In Tucson, students at the Mary Belle McCorkle Academy of Excellence PK-8 are part of a unique learning environment – one that empowers them and holds each individual to a higher standard of accomplishment and behavior.
As part of the New Tech Network (NTN) – and the only school of its kind in Arizona – McCorkle Academy is built upon the idea of collaborative communities. NTN, a national non-profit organization, engages with public school districts and charter school organizations to develop innovative schools. NTN schools are centered around a culture that empowers, teaching that engages, and technology that enables so that students graduate ready for college and career.
Classrooms are connected via break out rooms. Teaching and learning expand out from the classrooms into project labs and center communities, open learning spaces designed for project work, study, and presentations.

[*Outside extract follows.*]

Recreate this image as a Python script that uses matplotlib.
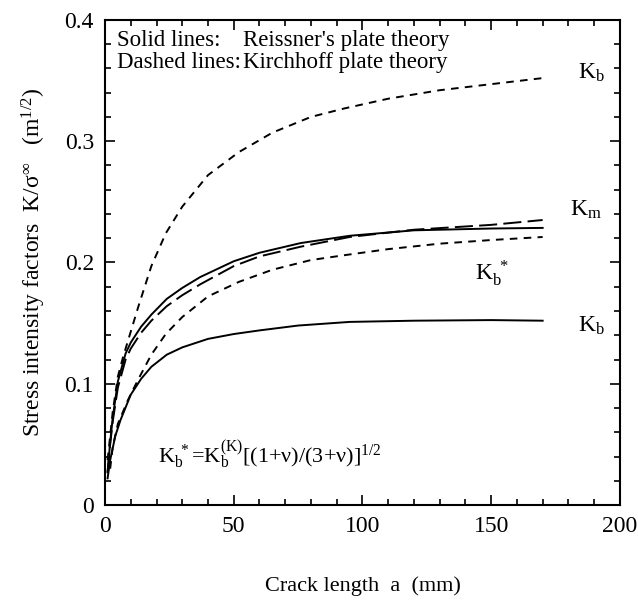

The more than 950 students at McCorkle Academy use online software to access resources and assignments. Through integration with Google Apps for Education, students and staff have more power to collaborate, and another platform to create and publish work.
The McCorkle Academy leadership team made the decision to join the NTN because of cultural challenges and a lack of community among students and staff. They understand that when a school is run well, learning improves. The change has been especially transformative since it’s a Title 1 school. They wanted to teach the children about life skills, agency and hard work.
Changes started with the 7th and 8th graders. But their newfound focus on trust, integrity, collaboration and communication has had impact well beyond those grades. In fact, disciplinary incidents have decreased by two-thirds in only one year.
The middle school students are each equipped with a laptop to use at school, as learning is now project-based, with subject matter built into every project assignment. This helps to keep the students engaged and aids in comprehensive, real world learning opportunities. The collaborative nature of the school is key – students keep each other accountable and learn to work successfully with their peers.
Once a week, students all join for “Connections,” an inquiry project designed to facilitate an exploration of school culture in order to deepen its relevancy and meaning for students. Concurrently, teachers and staff meet to run one to two “Critical Friends” protocols, which allow the opportunity to give, receive, and reflect on feedback concerning current and upcoming project ideas. It’s a time to examine assessment data and read research articles to inform and strengthen their practice.
Of course, these changes didn’t come without their challenges. Teachers needed to shift their mindset to become facilitators rather than lecturers. Technological resources at the school needed to be updated, both from an hardware and a software perspective. But the changes have all been made and the school is seeing great results.
In fact, it’s going so well that the district is considering creating another school that is part of the NTN. Students who have been learning in a New Tech Network Project Based Learning environment have outperformed district and state averages for AzMERIT in both English and math and scores have improved substantially year-over-year. What’s more, they’re showing additional skills, such as teamwork and critical thinking, that will be vital for life beyond academics.